Negative Imperatives With Pronouns
If you want to make a negative sentence that includes pronouns, it’s actually much easier since the sentence is almost identical to a non-imperative sentence minus the subject pronoun.
You just need to remember to take away the ‘s’ if necessary when writing.
Look at these examples:
- Tu ne les lui donnes pas (You don’t give them to him)
- Ne les lui donne pas ! (Don’t give them to him!)
- Vous ne le leur dites pas (You don’t tell it to them)
- Ne le leur dites pas ! (Don’t tell it to them!)
Alternative Ways To Express The French Imperative
As I said at the beginning, the imperative is used for giving commands and orders – telling people to do things. And in French, just as in English, using this form can sometimes seem abrupt or rude.
There are times when the imperative is appropriate – a teacher telling his students to sit down, for example, or a sister telling her brother to shut up – but there are other times when you need something a little softer and more polite.
We’ve already touched on one – in formal situations, it’s common to use the imperative form of vouloir (to want), which in English can simply be translated as “please”:
- Veuillez signer ici (Please sign here)
Imagine you were in a bank and you heard the alternative:
- Signez ici ! (Sign here!)
In both English and French, you can clearly see how this would come across as sounding impolite or even aggressive.
Ask A Question
Another way to avoid using an imperative is to make a question in French with vouloir. We do exactly the same in English when we ask “do you want to…?” – like this:
- Veux-tu me passer le sel s’il te plaît? (Do you want to pass me the salt please?)
- Voulez-vous m’aider une seconde ? (Do you want to help me a second?)
Use Other Verb Tenses
You can also avoid using a direct imperative by employing the French future tense. In English, we use something like this, but it’s more common to formulate it as a question:
- Tu achèteras du lait (You will buy some milk/Will you buy some milk?)
- Vous fermerez la porte en partant s’il vous plaît – (Close the door when you leave please)
In informal spoken French, you can also simply use a regular affirmative sentence in the present tense, perhaps with a questioning intonation.
- Tu me dis s’il te plaît (?) (You (will) tell me please(?))
- Tu me donnes du pain s’il te plaît (?) (You (will) give me some bread please(?))
This is not an ‘official’ form and it’s not something you will find in any grammar books. This version is somewhere between a statement, a question and a request. But in informal French used among friends, it’s something you may often hear.

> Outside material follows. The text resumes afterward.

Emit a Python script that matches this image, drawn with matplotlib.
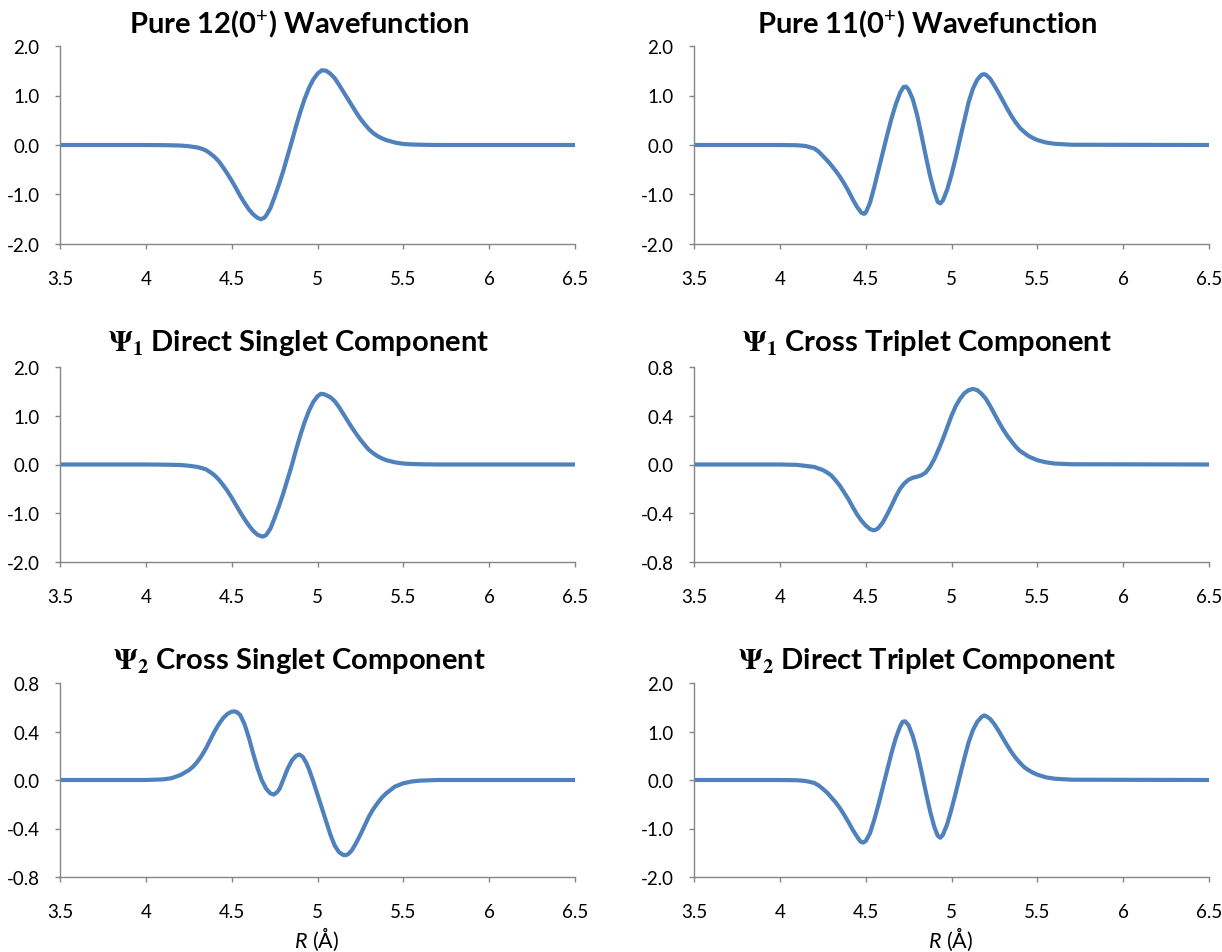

The Written French Imperative – The ‘Impersonal’ Imperative
When the imperative is written as a kind of impersonal directive – meaning the command is intended for anyone and everyone reading the sign – it is commonly expressed using the infinitive:
- Avancer (Advance/move forward)
- Ne pas ralentir (Don’t slow down)
Another way to say something is forbidden is to use défense de:
- Défense de fumer (No smoking)
This is another form you will commonly see used on signs.
A Simple Point Of Grammar That’s Easy To Master
With so much of French grammar being notoriously tricky, it’s probably quite refreshing to come across something that’s relatively simple.
Most of the time, the French imperative is no more difficult than using the same verb forms you already know from the present tense. And the only real sticking point might be when you try to make sentences with object pronouns.
However, even that is very logical and easy to understand, and as ever, with just a little practice, using them correctly will soon become second nature.